KCIST Colloquium - Mastering New Visual Understanding Tasks in 3D Scenes with Efficient Learning

  • Venue:

    Adenauerring 2, Bldg. 50.20, Room 148, 76131 Karlsruhe

  • Date:

    25 May 2023, 10:00

  • Speaker:

    Assistant Professor Ziad Al-Halah, The University of Utah

    Ziad Al-Halah is an Assistant Professor of Computer Science in The University of Utah. Before the UofU, Ziad was a Postdoc in the University of Texas at Austin, working with Prof. Kristen Grauman. He received his PhD in CS from Karlsruhe Institute of Technology, advised by Prof. Rainer Stiefelhagen. His research in Computer Vision and AI aims to develop intelligent machines that perceive and understand the world around them, and that can transfer and adapt their previous experience to learn new visual tasks faster, better, and while using limited supervision and resources. Ziad publishes regularly in top tier Computer Vision and AI conferences (CVPR, ICCV, ECCV, ICLR, NeurIPS).
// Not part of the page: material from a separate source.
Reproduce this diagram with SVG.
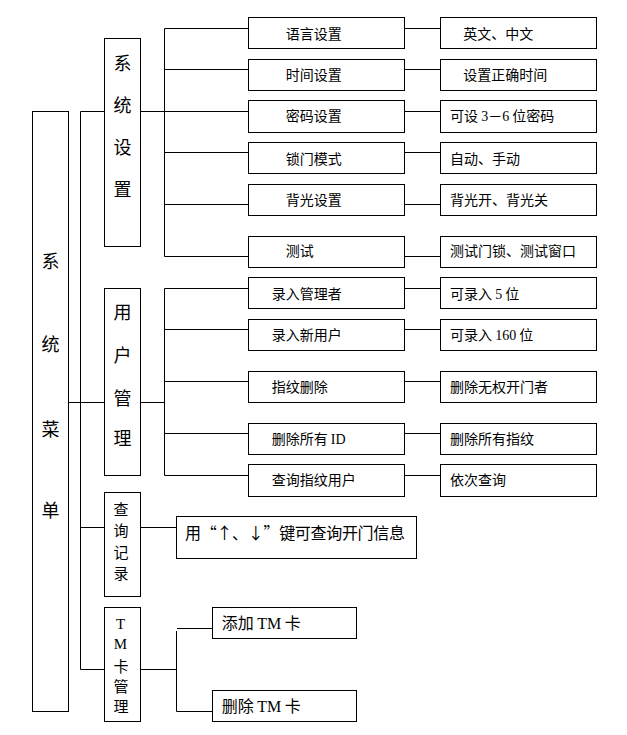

His work has been recognized with a best paper award (ICPR’14) and as the first place winner of the Habitat Challenge (PointNav) at CVPR'20 and the Textbook Question Answering Challenge (TQA) at CVPR'17.

  • Abstract:

    In the age of deep neural networks, advances in Computer Vision research have reached an outstanding level of performance, sometimes matching that of a human expert for certain tasks. However, these developments often come at a substantial hidden cost in the form of large-scale manually labeled data or use of massive computation resources. Most concerning, ask these models to do a slightly different version of the task they learned, and they will fail completely. In contrast, people learn new things from very little data, and we can solve new tasks with great efficiency by tapping into our previous experience. Towards achieving this remarkable ability in machines, in my research, I develop intelligent visual agents that efficiently re-use previous experiences and skills to solve a new visual task, while requiring limited supervision and computation. In this talk, I will discuss how we can create autonomous agents that learn common sense re-usable visual reasoning skills and behaviors that enable them to interact, explore, navigate, and search for objects in a 3D space while using between 6X and 35X less training data.